§ Directions
The lines from the beginning of the records below through the one holding "W, H = 1567, 630" are to be copied exactly; leave the pictures out.

§ Provided data
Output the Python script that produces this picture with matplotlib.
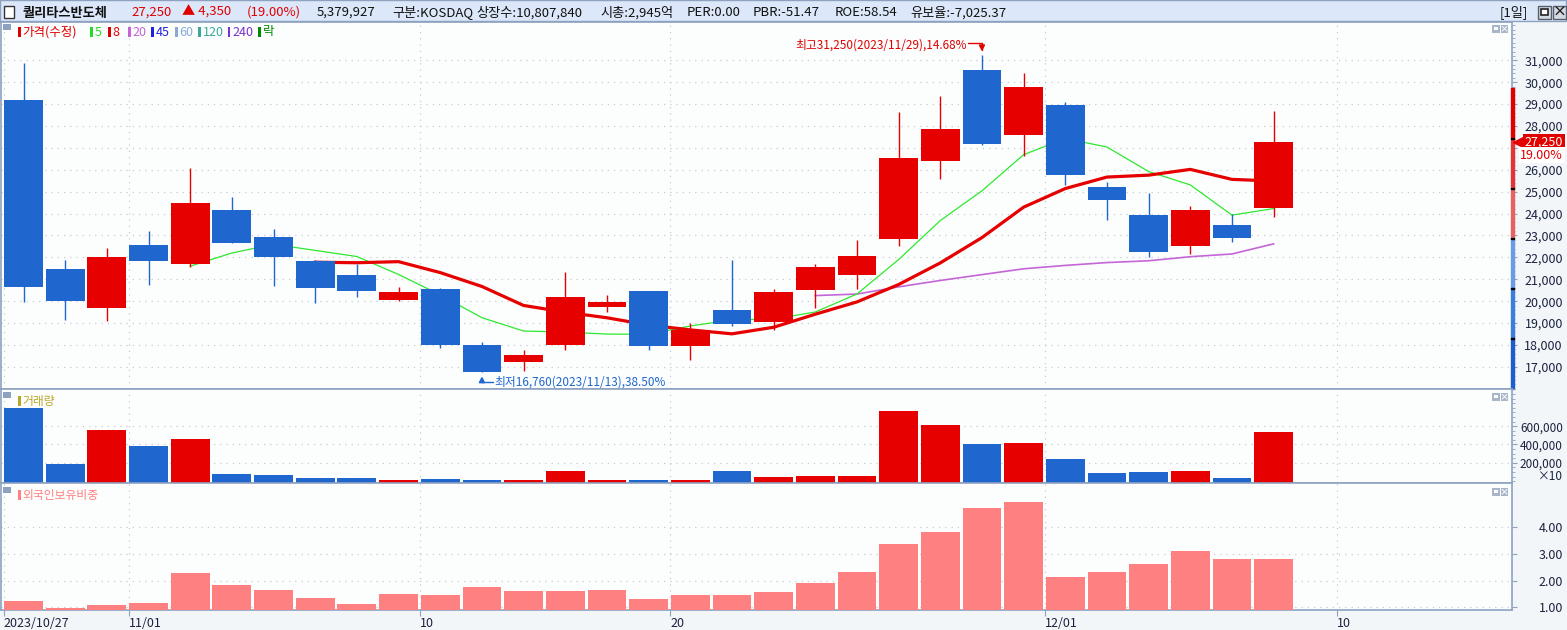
import matplotlib
matplotlib.use("Agg")
import numpy as np
import matplotlib.pyplot as plt
from matplotlib.patches import Rectangle
from matplotlib.ticker import MultipleLocator
from matplotlib.transforms import blended_transform_factory, offset_copy

plt.rcParams['font.family'] = ['Noto Sans CJK KR', 'DejaVu Sans']

W, H = 1567, 630

# ---- data ----
dates = ['2023/10/27', '2023/10/30', '2023/10/31', '2023/11/01', '2023/11/02', '2023/11/03',
         '2023/11/06', '2023/11/07', '2023/11/08', '2023/11/09', '2023/11/10', '2023/11/13',
         '2023/11/14', '2023/11/15', '2023/11/16', '2023/11/17', '2023/11/20', '2023/11/21',
         '2023/11/22', '2023/11/23', '2023/11/24', '2023/11/27', '2023/11/28', '2023/11/29',
         '2023/11/30', '2023/12/01', '2023/12/04', '2023/12/05', '2023/12/06', '2023/12/07',
         '2023/12/08']
opens = [29200, 21450, 19700, 22550, 21700, 24150, 22950, 21850, 21200, 20050, 20550, 18000,
         17210, 17990, 19720, 20450, 17950, 19600, 19050, 20500, 21200, 22850, 26400, 30550,
         27600, 28950, 25200, 23950, 22500, 23500, 24250]
highs = [30900, 21900, 22450, 23200, 26100, 24750, 23300, 21900, 21700, 20650, 20600, 18150,
         17790, 21350, 20300, 20450, 19000, 21900, 20550, 21700, 22800, 28650, 29350, 31250,
         30400, 29100, 25450, 24950, 24350, 24000, 28700]
lows = [19950, 19150, 19100, 20750, 21550, 22650, 20700, 19900, 20200, 20000, 17850, 16760,
        16800, 17790, 19490, 17750, 17300, 18880, 18680, 19700, 20550, 22500, 25600, 27150,
        26650, 25300, 23700, 22000, 22150, 22700, 23850]
closes = [20650, 20000, 22000, 21850, 24500, 22650, 22000, 20600, 20450, 20400, 18000, 16760,
          17560, 20200, 19950, 17950, 18680, 18950, 20400, 21550, 22050, 26550, 27850, 27200,
          29800, 25750, 24600, 22250, 24150, 22900, 27250]
nan = np.nan
ma5 = [nan] * 4 + [21600, 22200, 22600, 22320, 22040, 21220, 20290, 19246, 18638, 18588, 18498,
                   18488, 18868, 19146, 19186, 19506, 20326, 21900, 23680, 25040, 26690, 27430,
                   27040, 25920, 25310, 23930, 24230]
ma8 = [nan] * 7 + [21781, 21756, 21806, 21306, 20673, 19805, 19499, 19243, 18911, 18690, 18509,
                   18809, 19405, 19966, 20760, 21748, 22904, 24294, 25144, 25669, 25756, 26019,
                   25563, 25488]
ma20 = [nan] * 19 + [20256, 20326, 20654, 20946, 21214, 21479, 21634, 21764, 21846, 22031,
                     22156, 22619]
volumes = [7990000, 1900000, 5600000, 3860000, 4620000, 820000, 710000, 380000, 380000, 80000,
           270000, 80000, 80000, 1140000, 80000, 160000, 80000, 1140000, 490000, 600000, 600000,
           7660000, 6140000, 4080000, 4180000, 2450000, 920000, 1030000, 1140000, 380000, 5379927]
foreign = [1.24, 0.97, 1.09, 1.16, 2.29, 1.84, 1.65, 1.35, 1.12, 1.50, 1.46, 1.76, 1.61, 1.61,
           1.65, 1.31, 1.46, 1.46, 1.57, 1.91, 2.32, 3.37, 3.82, 4.72, 4.95, 2.14, 2.32, 2.62,
           3.11, 2.81, 2.81]
tick_idx = [0, 3, 10, 16, 25, 32]
tick_labels = ['2023/10/27', '11/01', '10', '20', '12/01', '10']
price_ticks = list(range(17000, 31001, 1000))
vol_ticks = [2000000, 4000000, 6000000]
vol_tick_labels = ['200,000', '400,000', '600,000']
foreign_ticks = [1, 2, 3, 4]
range_bar_edges = [29740, 27450, 25160, 22870, 20590, 18310, 15990]
range_bar_colors = ['#e00000', '#e23636', '#e86262', '#6a9ce4', '#3e7ddb', '#1c5ecf']

header_items = [
    ('퀄리타스반도체', 23, '#111111', 'bold'),
    ('27,250', 131, '#e00000', 'normal'),
    ('▲ 4,350', 182, '#e00000', 'normal'),
    ('(19.00%)', 247, '#e00000', 'normal'),
    ('5,379,927', 317, '#111111', 'normal'),
    ('구분:KOSDAQ', 392, '#111111', 'normal'),
    ('상장수:10,807,840', 476, '#111111', 'normal'),
    ('시총:2,945억', 600, '#111111', 'normal'),
    ('PER:0.00', 687, '#111111', 'normal'),
    ('PBR:-51.47', 753, '#111111', 'normal'),
    ('ROE:58.54', 835, '#111111', 'normal'),
    ('유보율:-7,025.37', 910, '#111111', 'normal'),
]
legend_items = [('가격(수정)', 18, '#e00000'), ('5', 90, '#22dd22'), ('8', 108, '#e00000'),
                ('20', 128, '#c466d6'), ('45', 151, '#2020e0'), ('60', 175, '#8aa8d8'),
                ('120', 198, '#3aa89a'), ('240', 228, '#7a2fd0'), ('락', 258, '#008a00')]

RED = '#e60000'
BLUE = '#1f66cf'
FRAME = '#8ea2c0'
TXT = '#1a2240'
GRID = '#c5cad3'

fig = plt.figure(figsize=(W / 100, H / 100), dpi=100, facecolor='#f3f6f8')


def box(x0, y0, x1, y1):
    return [x0 / W, 1 - y1 / H, (x1 - x0) / W, (y1 - y0) / H]


def frect(x, y, w, h, **kw):
    fig.add_artist(Rectangle((x / W, 1 - (y + h) / H), w / W, h / H,
                             transform=fig.transFigure, **kw))


def ftext(x, y, s, **kw):
    fig.text(x / W, 1 - y / H, s, **kw)


x = np.arange(len(closes))
up = [c >= o for o, c in zip(opens, closes)]
colors = [RED if u else BLUE for u in up]
last = closes[-1]

ax1 = fig.add_axes(box(1, 22, 1512, 389))
ax2 = fig.add_axes(box(1, 389, 1512, 483), sharex=ax1)
ax3 = fig.add_axes(box(1, 483, 1512, 610), sharex=ax1)

for ax in (ax1, ax2, ax3):
    ax.set_facecolor('#fcfefe')
    for sp in ax.spines.values():
        sp.set_color(FRAME)
        sp.set_linewidth(1.2)
    ax.yaxis.tick_right()
    ax.grid(True, linestyle=(0, (1, 4)), color=GRID, linewidth=0.9)
    ax.set_axisbelow(True)

ax1.set_xlim(-0.54, 35.72)
ax3.set_xticks([i - 0.48 for i in tick_idx])
ax3.set_xticklabels(tick_labels, ha='left', color=TXT, fontsize=9)
ax3.tick_params(axis='x', direction='out', length=4, width=0.8, color=FRAME, pad=1)
for ax in (ax1, ax2):
    ax.tick_params(axis='x', length=0, labelbottom=False)

# ---- price panel ----
body_lo = [min(o, c) for o, c in zip(opens, closes)]
body_h = [abs(c - o) for o, c in zip(opens, closes)]
ax1.plot(x, ma20, color='#c466d6', lw=1.2, zorder=2)
ax1.plot(x, ma5, color='#2ee82e', lw=0.9, zorder=2)
ax1.plot(x, ma8, color='#e60000', lw=2.3, zorder=2)
ax1.vlines(x, lows, highs, colors=colors, lw=1.0, zorder=3)
ax1.bar(x, body_h, bottom=body_lo, width=0.93, color=colors, zorder=4)
ax1.set_ylim(15990, 32750)
ax1.set_yticks(price_ticks)
# the label under the current-price box is hidden, as on the reference
ax1.set_yticklabels(['' if abs(v - last) < 500 else f'{v:,}' for v in price_ticks])
ax1.yaxis.set_minor_locator(MultipleLocator(200))

# ---- volume panel ----
v_lo = -200000
ax2.bar(x, [v - v_lo for v in volumes], bottom=v_lo, width=0.93, color=colors, zorder=3)
ax2.set_ylim(v_lo, 10050000)
ax2.set_yticks(vol_ticks)
ax2.set_yticklabels(vol_tick_labels)
ax2.yaxis.set_minor_locator(MultipleLocator(500000))

# ---- foreign ownership panel ----
f_lo = 0.9
ax3.bar(x, [f - f_lo for f in foreign], bottom=f_lo, width=0.93, color='#ff8080', zorder=3)
ax3.set_ylim(f_lo, 5.66)
ax3.set_yticks(foreign_ticks)
ax3.set_yticklabels([f'{v:.2f}' for v in foreign_ticks])

for ax in (ax1, ax2, ax3):
    ax.tick_params(axis='y', which='major', direction='out', length=3.6, width=0.8,
                   color=FRAME, pad=33, labelsize=9, labelcolor=TXT)
    ax.tick_params(axis='y', which='minor', direction='out', length=2.2, width=0.6,
                   color=FRAME)
    for lbl in ax.get_yticklabels():
        lbl.set_horizontalalignment('right')
for lbl in ax2.get_yticklabels():
    lbl.set_fontsize(8.5)

bt2 = blended_transform_factory(fig.transFigure, ax2.transData)
ax2.text(1563 / W, 0, '×10', transform=offset_copy(bt2, fig=fig, y=5, units='dots'),
         ha='right', va='center', fontsize=8.5, color=TXT, clip_on=False)

# range bar on the price axis
bt = blended_transform_factory(fig.transFigure, ax1.transData)
for top, bot, col in zip(range_bar_edges[:-1], range_bar_edges[1:], range_bar_colors):
    ax1.add_patch(Rectangle((1510.5 / W, bot), 3.2 / W, top - bot, transform=bt,
                            color=col, clip_on=False, zorder=6))
for edge in range_bar_edges[1:-1]:
    ax1.add_patch(Rectangle((1510.5 / W, edge - 25), 3.2 / W, 50, transform=bt,
                            color='black', clip_on=False, zorder=7))

ax1.plot([1517.5 / W], [last], marker='<', color=RED, markersize=7, transform=bt,
         clip_on=False, zorder=8)
ax1.text(1563 / W, last, f'{last:,}', transform=bt, ha='right', va='center', fontsize=9,
         color='white', zorder=9, clip_on=False,
         bbox=dict(boxstyle='square,pad=0.12', fc='#e00000', ec='none'))
chg = (last - closes[-2]) / closes[-2] * 100
ax1.text(1563 / W, last, f'{chg:.2f}%', transform=offset_copy(bt, fig=fig, y=-13, units='dots'),
         ha='right', va='center', fontsize=9, color='#e00000', zorder=9, clip_on=False,
         bbox=dict(boxstyle='square,pad=0.12', fc='white', ec='none'))

# high / low notes
i_hi = int(np.argmax(highs))
i_lo = int(np.argmin(lows))
hi_pct = (highs[i_hi] - last) / last * 100
lo_pct = (last - lows[i_lo]) / last * 100
ax1.annotate(f'최고{highs[i_hi]:,}({dates[i_hi]}),{hi_pct:.2f}%', xy=(i_hi, highs[i_hi]),
             xytext=(-15, 10), textcoords='offset pixels', ha='right', va='center',
             fontsize=8.5, color='#e00000', zorder=9)
ax1.annotate('', xy=(i_hi, highs[i_hi]), xytext=(-14, 12), textcoords='offset pixels',
             arrowprops=dict(arrowstyle='-|>,head_length=0.35,head_width=0.18',
                             connectionstyle='angle,angleA=0,angleB=90,rad=0',
                             color='#e00000', lw=1, shrinkA=0, shrinkB=2.5), zorder=9)
ax1.annotate(f'최저{lows[i_lo]:,}({dates[i_lo]}),{lo_pct:.2f}%', xy=(i_lo, lows[i_lo]),
             xytext=(12, -10), textcoords='offset pixels', ha='left', va='center',
             fontsize=8.5, color=BLUE, zorder=9)
ax1.annotate('', xy=(i_lo, lows[i_lo]), xytext=(11, -10), textcoords='offset pixels',
             arrowprops=dict(arrowstyle='-|>,head_length=0.35,head_width=0.18',
                             connectionstyle='angle,angleA=0,angleB=90,rad=0',
                             color=BLUE, lw=1, shrinkA=0, shrinkB=3), zorder=9)

# ---- panel legends and icons ----
for y_top in (24, 392, 487):
    frect(3, y_top, 8, 6, fc=FRAME, ec='none')
    frect(1492, y_top + 1, 7.5, 7.5, fc='#a9b6ca', ec='none')
    frect(1494, y_top + 3, 3.5, 3, fc='white', ec='none')
    frect(1500.5, y_top + 1, 7.5, 7.5, fc='#a9b6ca', ec='none')
    ftext(1504.3, y_top + 5, '×', fontsize=6.5, color='white', ha='center', va='center',
          weight='bold')

for label, lx, col in legend_items:
    frect(lx, 27, 2.5, 10, fc=col, ec='none')
    ftext(lx + 4.5, 32, label, fontsize=9, color=col, va='center', ha='left')
frect(18, 396, 2.5, 10, fc='#b8a628', ec='none')
ftext(22.5, 401, '거래량', fontsize=8.5, color='#b8a628', va='center', ha='left')
frect(18, 490, 2.5, 10, fc='#ff8080', ec='none')
ftext(22.5, 495, '외국인보유비중', fontsize=8.5, color='#ff8080', va='center', ha='left')

# ---- header bar ----
frect(0, 0, W - 1, 21, fc='#dce8f9', ec=FRAME, lw=1)
frect(4, 6, 10, 12, fc='white', ec='#333333', lw=1)
for s, hx, col, wt in header_items:
    ftext(hx, 12.5, s, fontsize=9.5, color=col, weight=wt, va='center', ha='left')
ftext(1500, 12.5, '[1일]', fontsize=9.5, color='#111111', va='center', ha='left')
frect(1538, 6, 13, 13, fc='#d5dae2', ec='#55606e', lw=1)
frect(1541, 9, 7, 6, fc='white', ec='#222222', lw=1.2)
frect(1553, 6, 13, 13, fc='#d5dae2', ec='#55606e', lw=1)
ftext(1559.5, 12.5, '×', fontsize=10, color='#222222', ha='center', va='center', weight='bold')

fig.savefig('out.png', dpi=100, facecolor=fig.get_facecolor())
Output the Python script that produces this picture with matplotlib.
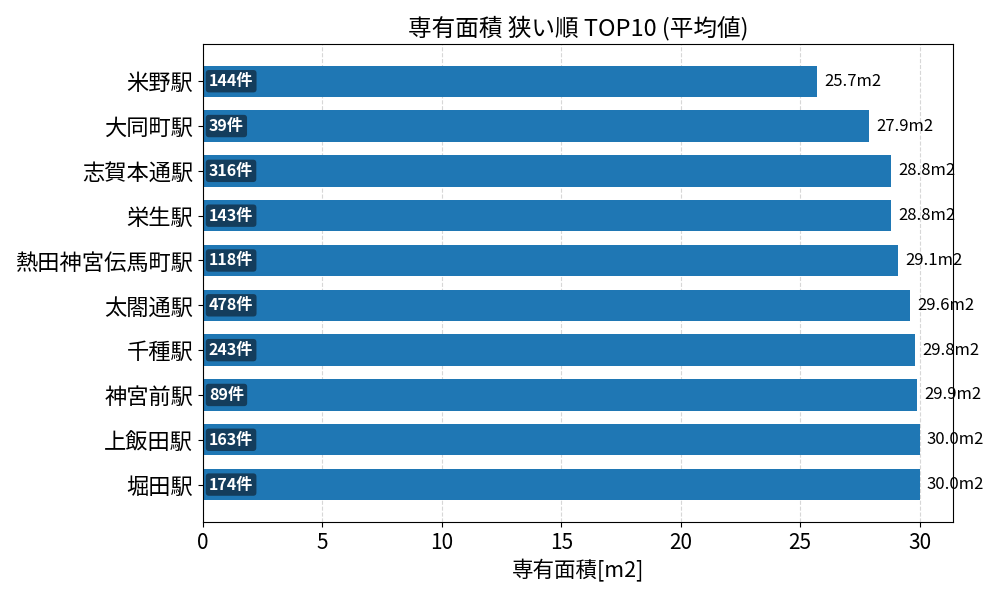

§ Exercise result
Output the Python script that produces this picture with matplotlib.
import matplotlib
matplotlib.use("Agg")
import numpy as np
import matplotlib.pyplot as plt
from matplotlib.patches import Rectangle
from matplotlib.ticker import MultipleLocator
from matplotlib.transforms import blended_transform_factory, offset_copy

plt.rcParams['font.family'] = ['Noto Sans CJK KR', 'DejaVu Sans']

W, H = 1567, 630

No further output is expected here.